▶ DATA SUPPLIED:

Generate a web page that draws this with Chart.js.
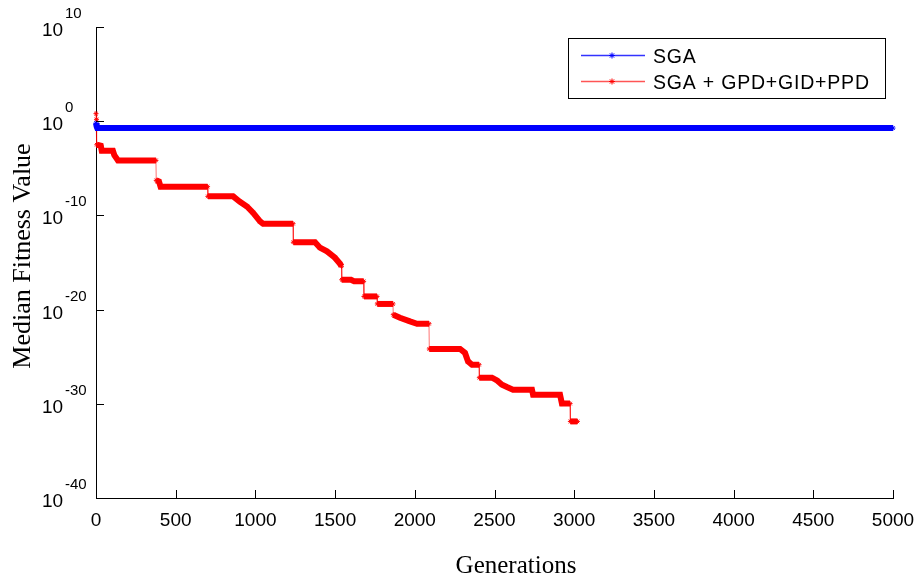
<!DOCTYPE html>
<html>
<head>
<meta charset="utf-8">
<script src="https://cdn.jsdelivr.net/npm/chart.js@4"></script>
<style>
  html, body { margin: 0; padding: 0; background: #fff; }
  #wrap { width: 923px; height: 581px; }
</style>
</head>
<body>
<div id="wrap"><canvas id="chart" width="923" height="581"></canvas></div>
<script>
// x ticks (generations) and y ticks (powers of ten)
const genTicks = [0, 500, 1000, 1500, 2000, 2500, 3000, 3500, 4000, 4500, 5000]
const yExponents = [10, 0, -10, -20, -30, -40]

// SGA: median fitness, stored as log10 values
const sgaGen = [0, 4, 8, 5000]
const sgaLog10 = [-0.2, -0.55, -0.73, -0.73]

// SGA + GPD+GID+PPD, stored as log10 values
const hybridGen = [0, 3, 5, 30, 36, 106, 115, 138, 376, 378,
  395, 405, 700, 702, 860, 903, 947, 985, 1029, 1048,
  1236, 1238, 1374, 1405, 1449, 1499, 1531, 1540, 1542, 1600,
  1620, 1679, 1681, 1763, 1765, 1863, 1865, 1907, 1970, 2014,
  2089, 2091, 2284, 2315, 2334, 2359, 2403, 2405, 2484, 2516,
  2547, 2578, 2616, 2735, 2742, 2911, 2923, 2974, 2976, 3020]
const hybridLog10 = [0.8, 0.2, -2.5, -2.6, -3.13, -3.13, -3.6, -4.16, -4.16, -6.28,
  -6.4, -6.95, -6.95, -7.98, -7.98, -8.55, -9.05, -9.71, -10.64, -10.88,
  -10.88, -12.85, -12.85, -13.43, -13.82, -14.49, -15.13, -15.4, -16.83, -16.83,
  -17.0, -17.0, -18.6, -18.6, -19.4, -19.4, -20.54, -20.86, -21.25, -21.5,
  -21.5, -24.18, -24.18, -24.6, -25.5, -25.85, -25.85, -27.23, -27.23, -27.52,
  -27.97, -28.22, -28.5, -28.5, -29.03, -29.03, -29.98, -29.98, -31.87, -31.87]

const xTitle = 'Generations'
const yTitle = 'Median Fitness Value'

const SANS = '"Liberation Sans", Arial, sans-serif'
const SERIF = '"Liberation Serif", "Times New Roman", serif'

function toPoints(gens, logs){
  return gens.map((g, i) => ({x: g, y: Math.pow(10, logs[i])}))
}

// thick band for flats/slopes, thin line for the sudden drops
function bandSegment(color, thinColor){
  const isDrop = c => (c.p1.parsed.x - c.p0.parsed.x) <= 3
  return {
    borderWidth: c => isDrop(c) ? 1 : 6,
    borderColor: c => isDrop(c) ? thinColor : color
  }
}

const axisMarks = {
  id: 'axisMarks',
  afterDraw(chart){
    const {ctx, scales: {x, y}} = chart
    ctx.save()
    // inward tick marks
    ctx.strokeStyle = '#000'
    ctx.lineWidth = 1
    ctx.beginPath()
    yExponents.forEach(e => {
      const py = Math.round(y.getPixelForValue(Math.pow(10, e))) + 0.5
      ctx.moveTo(x.left, py)
      ctx.lineTo(x.left + 8, py)
    })
    genTicks.forEach(g => {
      const px = Math.round(x.getPixelForValue(g)) + 0.5
      ctx.moveTo(px, y.bottom)
      ctx.lineTo(px, y.bottom - 8)
    })
    ctx.stroke()

    // y tick labels with superscript exponent
    ctx.fillStyle = '#000'
    ctx.textAlign = 'left'
    ctx.textBaseline = 'alphabetic'
    yExponents.forEach(e => {
      const py = y.getPixelForValue(Math.pow(10, e))
      ctx.font = '19px ' + SANS
      ctx.fillText('10', 42, py + 9)
      ctx.font = '15px ' + SANS
      ctx.fillText(String(e), 65, py - 9)
    })

    // axis titles
    ctx.font = '25px ' + SERIF
    ctx.textAlign = 'center'
    ctx.textBaseline = 'middle'
    ctx.fillText(xTitle, 516, 566)
    ctx.save()
    ctx.translate(23, 256)
    ctx.rotate(-Math.PI / 2)
    ctx.font = '26px ' + SERIF
    ctx.fillText(yTitle, 0, 0)
    ctx.restore()

    // legend box
    const box = {l: 568.5, t: 38.5, w: 317, h: 60}
    ctx.fillStyle = '#fff'
    ctx.fillRect(box.l, box.t, box.w, box.h)
    ctx.strokeStyle = '#000'
    ctx.strokeRect(box.l, box.t, box.w, box.h)
    const rows = [55.5, 81.5]
    chart.data.datasets.forEach((ds, i) => {
      const ly = rows[i]
      ctx.strokeStyle = ds.legendLine
      ctx.lineWidth = 1.5
      ctx.beginPath()
      ctx.moveTo(581, ly)
      ctx.lineTo(645, ly)
      ctx.stroke()
      ctx.strokeStyle = ds.pointBorderColor
      ctx.lineWidth = 1
      ctx.beginPath()
      for(let k = 0; k < 4; k++){
        const a = k * Math.PI / 4
        ctx.moveTo(612 - 3 * Math.cos(a), ly - 3 * Math.sin(a))
        ctx.lineTo(612 + 3 * Math.cos(a), ly + 3 * Math.sin(a))
      }
      ctx.stroke()
      ctx.fillStyle = '#000'
      ctx.font = '19.5px ' + SANS
      ctx.letterSpacing = '0.8px'
      ctx.textAlign = 'left'
      ctx.textBaseline = 'middle'
      ctx.fillText(ds.label, 653, ly + 2)
      ctx.letterSpacing = '0px'
    })
    ctx.restore()
  }
}

const ctx = document.getElementById('chart').getContext('2d')
const chart = new Chart(ctx, {
  type: 'line',
  data: {
    datasets: [
      {
        label: 'SGA',
        data: toPoints(sgaGen, sgaLog10),
        borderColor: '#0000ff',
        legendLine: '#3333ff',
        segment: bandSegment('#0000ff', 'rgba(0,0,255,0.6)'),
        pointStyle: 'star',
        pointRadius: 2.5,
        pointBorderColor: '#0000ff',
        pointBackgroundColor: '#0000ff',
        borderCapStyle: 'butt',
        clip: false
      },
      {
        label: 'SGA + GPD+GID+PPD',
        data: toPoints(hybridGen, hybridLog10),
        borderColor: '#ff0000',
        legendLine: '#ff5555',
        segment: bandSegment('#ff0000', 'rgba(255,0,0,0.55)'),
        pointStyle: 'star',
        pointRadius: 2.5,
        pointBorderColor: '#ff0000',
        pointBackgroundColor: '#ff0000',
        borderCapStyle: 'butt',
        clip: false
      }
    ]
  },
  options: {
    responsive: false,
    animation: false,
    layout: {padding: {left: 0, right: 30, top: 27, bottom: 0}},
    plugins: {legend: {display: false}, tooltip: {enabled: false}},
    scales: {
      x: {
        type: 'linear',
        min: 0,
        max: 5000,
        afterBuildTicks: s => { s.ticks = genTicks.map(v => ({value: v})) },
        afterFit: s => { s.height = 83; s.paddingLeft = 0; s.paddingRight = 0 },
        grid: {display: false, drawTicks: false},
        border: {display: true, color: '#000', width: 1},
        ticks: {color: '#000', padding: 11, maxRotation: 0, font: {family: SANS, size: 19},
          callback: v => String(v)},
        title: {display: false}
      },
      y: {
        type: 'logarithmic',
        min: 1e-40,
        max: 1e10,
        afterBuildTicks: s => { s.ticks = yExponents.map(e => ({value: Math.pow(10, e)})) },
        afterFit: s => { s.width = 96 },
        grid: {display: false, drawTicks: false},
        border: {display: true, color: '#000', width: 1},
        ticks: {display: false},
        title: {display: false}
      }
    }
  },
  plugins: [axisMarks]
})
</script>
</body>
</html>
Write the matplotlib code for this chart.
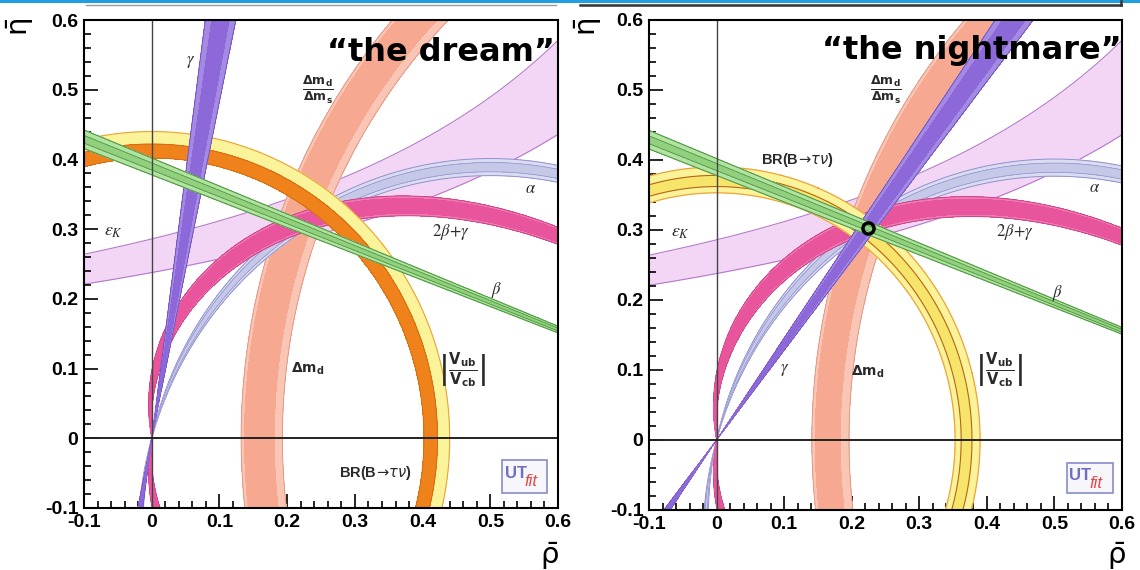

▶ TASK REQUIREMENTS: Repeat only the lines between the top of the entries above and the line containing "const sgaLog10 = [-0.2, -0.55, -0.73, -0.73]", both ends included, without the pictures.

▶ RESULT BELOW:
Generate a web page that draws this with Chart.js.
<!DOCTYPE html>
<html>
<head>
<meta charset="utf-8">
<script src="https://cdn.jsdelivr.net/npm/chart.js@4"></script>
<style>
  html, body { margin: 0; padding: 0; background: #fff; }
  #wrap { width: 923px; height: 581px; }
</style>
</head>
<body>
<div id="wrap"><canvas id="chart" width="923" height="581"></canvas></div>
<script>
// x ticks (generations) and y ticks (powers of ten)
const genTicks = [0, 500, 1000, 1500, 2000, 2500, 3000, 3500, 4000, 4500, 5000]
const yExponents = [10, 0, -10, -20, -30, -40]

// SGA: median fitness, stored as log10 values
const sgaGen = [0, 4, 8, 5000]
const sgaLog10 = [-0.2, -0.55, -0.73, -0.73]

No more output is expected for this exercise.